What you need to do: From the listing below, pull out all lines with "this" in them.

Plotting code records:
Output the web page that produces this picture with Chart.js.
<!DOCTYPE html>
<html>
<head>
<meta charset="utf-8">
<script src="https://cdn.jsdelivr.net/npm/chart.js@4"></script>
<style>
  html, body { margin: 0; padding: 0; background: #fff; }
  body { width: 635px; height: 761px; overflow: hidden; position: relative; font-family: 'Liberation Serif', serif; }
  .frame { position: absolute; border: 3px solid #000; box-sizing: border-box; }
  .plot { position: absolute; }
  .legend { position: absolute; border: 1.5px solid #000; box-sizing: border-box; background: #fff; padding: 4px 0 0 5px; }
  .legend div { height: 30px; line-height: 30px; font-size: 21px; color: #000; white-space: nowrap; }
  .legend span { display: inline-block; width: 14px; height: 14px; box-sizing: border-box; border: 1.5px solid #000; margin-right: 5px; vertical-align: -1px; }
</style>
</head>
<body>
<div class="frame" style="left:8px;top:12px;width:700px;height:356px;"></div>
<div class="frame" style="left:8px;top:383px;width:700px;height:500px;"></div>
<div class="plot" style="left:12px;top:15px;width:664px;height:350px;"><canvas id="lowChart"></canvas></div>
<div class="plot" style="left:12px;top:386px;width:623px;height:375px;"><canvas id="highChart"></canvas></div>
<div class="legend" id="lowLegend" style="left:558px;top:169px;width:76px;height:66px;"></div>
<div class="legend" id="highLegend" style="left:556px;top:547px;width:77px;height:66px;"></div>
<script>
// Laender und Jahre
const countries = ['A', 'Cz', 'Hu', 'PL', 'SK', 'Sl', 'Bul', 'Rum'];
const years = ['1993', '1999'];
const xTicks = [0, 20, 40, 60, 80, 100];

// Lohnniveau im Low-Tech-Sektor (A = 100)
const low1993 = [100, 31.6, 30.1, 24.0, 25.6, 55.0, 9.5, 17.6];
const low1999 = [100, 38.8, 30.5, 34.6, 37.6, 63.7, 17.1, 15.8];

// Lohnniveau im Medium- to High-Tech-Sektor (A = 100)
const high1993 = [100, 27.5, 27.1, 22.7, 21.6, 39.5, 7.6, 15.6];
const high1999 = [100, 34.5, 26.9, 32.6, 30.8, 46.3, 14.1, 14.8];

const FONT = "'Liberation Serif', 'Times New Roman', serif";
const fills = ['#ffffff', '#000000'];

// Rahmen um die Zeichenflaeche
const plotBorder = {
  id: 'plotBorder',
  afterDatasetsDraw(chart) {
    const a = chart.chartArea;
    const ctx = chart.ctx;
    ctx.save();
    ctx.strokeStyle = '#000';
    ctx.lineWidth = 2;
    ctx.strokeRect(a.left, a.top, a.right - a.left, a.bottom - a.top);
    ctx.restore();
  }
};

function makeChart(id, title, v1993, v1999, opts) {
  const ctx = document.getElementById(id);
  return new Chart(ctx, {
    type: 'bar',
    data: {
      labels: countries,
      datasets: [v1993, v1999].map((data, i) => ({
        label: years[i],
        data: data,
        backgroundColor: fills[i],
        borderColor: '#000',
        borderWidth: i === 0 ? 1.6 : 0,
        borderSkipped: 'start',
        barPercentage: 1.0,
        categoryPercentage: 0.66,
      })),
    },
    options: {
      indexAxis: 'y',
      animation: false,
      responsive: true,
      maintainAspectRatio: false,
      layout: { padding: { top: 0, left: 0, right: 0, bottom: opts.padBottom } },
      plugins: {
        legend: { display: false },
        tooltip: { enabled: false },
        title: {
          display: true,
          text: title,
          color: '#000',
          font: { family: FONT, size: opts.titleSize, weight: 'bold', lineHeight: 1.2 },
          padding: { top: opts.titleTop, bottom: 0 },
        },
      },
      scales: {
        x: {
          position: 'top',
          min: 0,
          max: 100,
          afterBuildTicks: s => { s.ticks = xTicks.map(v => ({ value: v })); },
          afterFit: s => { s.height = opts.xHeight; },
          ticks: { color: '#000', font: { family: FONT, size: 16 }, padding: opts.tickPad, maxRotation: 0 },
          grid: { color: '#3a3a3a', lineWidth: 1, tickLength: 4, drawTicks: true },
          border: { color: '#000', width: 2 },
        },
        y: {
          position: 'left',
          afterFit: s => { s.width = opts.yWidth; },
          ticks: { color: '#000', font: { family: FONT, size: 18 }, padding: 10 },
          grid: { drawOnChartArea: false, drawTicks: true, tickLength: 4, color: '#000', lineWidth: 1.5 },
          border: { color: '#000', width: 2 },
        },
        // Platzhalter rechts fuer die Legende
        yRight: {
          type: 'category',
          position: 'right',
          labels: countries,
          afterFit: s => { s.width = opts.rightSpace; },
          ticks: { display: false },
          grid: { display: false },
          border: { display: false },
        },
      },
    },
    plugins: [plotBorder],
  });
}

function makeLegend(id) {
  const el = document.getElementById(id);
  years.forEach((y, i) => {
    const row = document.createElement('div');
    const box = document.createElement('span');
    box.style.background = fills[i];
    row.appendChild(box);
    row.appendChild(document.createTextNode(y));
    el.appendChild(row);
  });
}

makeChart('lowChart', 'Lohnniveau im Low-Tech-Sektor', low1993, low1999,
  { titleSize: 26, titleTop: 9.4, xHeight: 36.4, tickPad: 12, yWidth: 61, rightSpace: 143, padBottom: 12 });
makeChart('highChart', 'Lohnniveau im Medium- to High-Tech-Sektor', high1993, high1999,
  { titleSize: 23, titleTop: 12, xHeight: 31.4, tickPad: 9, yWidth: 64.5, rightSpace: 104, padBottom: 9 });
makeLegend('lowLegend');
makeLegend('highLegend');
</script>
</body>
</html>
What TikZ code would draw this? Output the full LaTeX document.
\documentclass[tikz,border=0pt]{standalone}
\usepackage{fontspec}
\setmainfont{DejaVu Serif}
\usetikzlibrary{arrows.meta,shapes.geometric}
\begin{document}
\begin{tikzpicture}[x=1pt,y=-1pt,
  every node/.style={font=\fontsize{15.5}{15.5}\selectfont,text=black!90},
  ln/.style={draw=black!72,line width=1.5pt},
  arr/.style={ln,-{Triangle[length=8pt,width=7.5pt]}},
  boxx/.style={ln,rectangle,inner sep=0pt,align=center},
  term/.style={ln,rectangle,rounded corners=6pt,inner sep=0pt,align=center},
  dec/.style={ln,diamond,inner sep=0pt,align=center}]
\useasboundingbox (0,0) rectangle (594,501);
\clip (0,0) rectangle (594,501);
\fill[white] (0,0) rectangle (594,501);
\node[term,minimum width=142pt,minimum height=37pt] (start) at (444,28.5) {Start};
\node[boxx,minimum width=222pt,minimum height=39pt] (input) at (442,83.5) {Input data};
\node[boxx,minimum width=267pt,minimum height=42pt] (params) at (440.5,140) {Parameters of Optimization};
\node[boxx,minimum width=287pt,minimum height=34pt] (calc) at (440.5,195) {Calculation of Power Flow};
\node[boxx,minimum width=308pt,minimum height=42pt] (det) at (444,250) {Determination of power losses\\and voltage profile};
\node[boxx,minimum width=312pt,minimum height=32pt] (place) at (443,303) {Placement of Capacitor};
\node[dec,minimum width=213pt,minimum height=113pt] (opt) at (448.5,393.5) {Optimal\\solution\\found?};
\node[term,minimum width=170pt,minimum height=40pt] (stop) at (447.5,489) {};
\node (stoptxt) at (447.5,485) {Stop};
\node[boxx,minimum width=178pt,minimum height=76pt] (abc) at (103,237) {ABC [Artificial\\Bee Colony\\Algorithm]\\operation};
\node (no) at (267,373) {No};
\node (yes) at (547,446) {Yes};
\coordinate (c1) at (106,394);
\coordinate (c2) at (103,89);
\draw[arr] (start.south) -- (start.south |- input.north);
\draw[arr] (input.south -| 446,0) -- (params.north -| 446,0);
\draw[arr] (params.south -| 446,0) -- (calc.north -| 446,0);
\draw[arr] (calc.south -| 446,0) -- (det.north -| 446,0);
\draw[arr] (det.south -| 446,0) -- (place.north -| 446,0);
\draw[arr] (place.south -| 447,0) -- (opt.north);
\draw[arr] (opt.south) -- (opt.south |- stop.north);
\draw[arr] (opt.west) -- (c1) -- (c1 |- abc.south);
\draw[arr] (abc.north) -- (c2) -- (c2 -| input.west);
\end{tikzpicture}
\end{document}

Exercise output:
Output the web page that produces this picture with Chart.js.
What TikZ code would draw this? Output the full LaTeX document.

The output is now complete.